UN Women at Habitat III
In the early 1990s, just over 42 per cent of people were living in urban areas. Today, more than 54 per cent of the global population are urban dwellers and in 2030, that percentage is expected to rise to 60 per cent
Against this backdrop, from 17 – 20 October, Habitat III, the United Nations Conference on Housing and Sustainable Urban Development will take place in Quito, Ecuador. The last time there was a Conference of this nature was in 1996, the second United Nations Conference on Human Settlements, in Istanbul. Governments, civil society, private sector and UN representatives and experts from around the world will convene at Habitat III to garner renewed political commitment for sustainable urban development, assess accomplishments and emerging challenges and adopt the New Urban Agenda—a robust, action-oriented outcome document which will set global standards in sustainable urban development, rethinking the way we build, manage, and live in cities.
The conference itself is practising the principles of gender equality by creating a gender-sensitive space and helping participants balance their professional work and parenthood. For example, two child care facilities managed by professionals have been set up—one at the conference venue and another at the Convention Centre. Parents attending the conference can leave their children in these facilities for two hours free of charge. The conference venue also includes diaper changing units.
While the movement to cities plays a critical role in accelerating development, particularly in generating economic growth, it has had less success in other areas, including advancing gender equality. Today, the majority of women in urban settlements continue to face multiple challenges.
Women and girls often fear and experience sexual violence and other forms of violence, which affects their everyday lives and restricts their freedom and use of the city and its public spaces. In London, a 2012 study revealed that 43 per cent of young women experienced some form of street harassment in 2011, and in Port Moresby, a scoping study by UN Women indicated that over 90 per cent of women and girls have experienced some form of sexual violence when accessing public transportation .

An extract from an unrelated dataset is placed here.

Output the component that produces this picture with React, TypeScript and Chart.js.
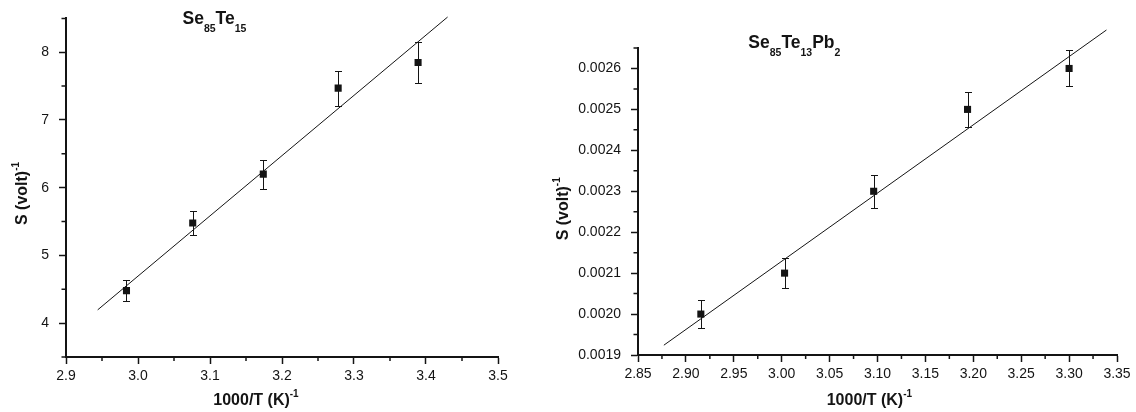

Often slums lack infrastructure and public services, including sexual and reproductive health infrastructure and facilities. For example, a recent analysis of Demographic and Health Survey data from 30 low- and middle-income countries in Africa, Asia and Latin America on access to maternal and newborn services for groups with different levels of poverty found that in some cases, maternal, newborn and child mortality rates in poor and marginalized urban sub-groups can be as high as, or even higher than among the rural poor .
The 2030 Agenda for Sustainable Development recognizes the link between gender equality and urban sustainable development. The vision of SDG 11, which calls for making cities and urban settlements inclusive, safe, resilient and sustainable, is intrinsically linked to SDG 5 on Gender Equality, and cannot be accomplished without addressing safe, inclusive and affordable housing, transportation, public spaces and public services for women and girls.
At Habitat III and processes leading up to it, UN Women strongly advocated and supported the development of the New Urban Agenda by placing women’s rights at its heart, encouraging all stakeholders to seize the opportunity to shape sustainable, gender-responsive and inclusive cities, and support the implementation of the 2030 Agenda for Sustainable Development in its true spirit of inclusion and equality.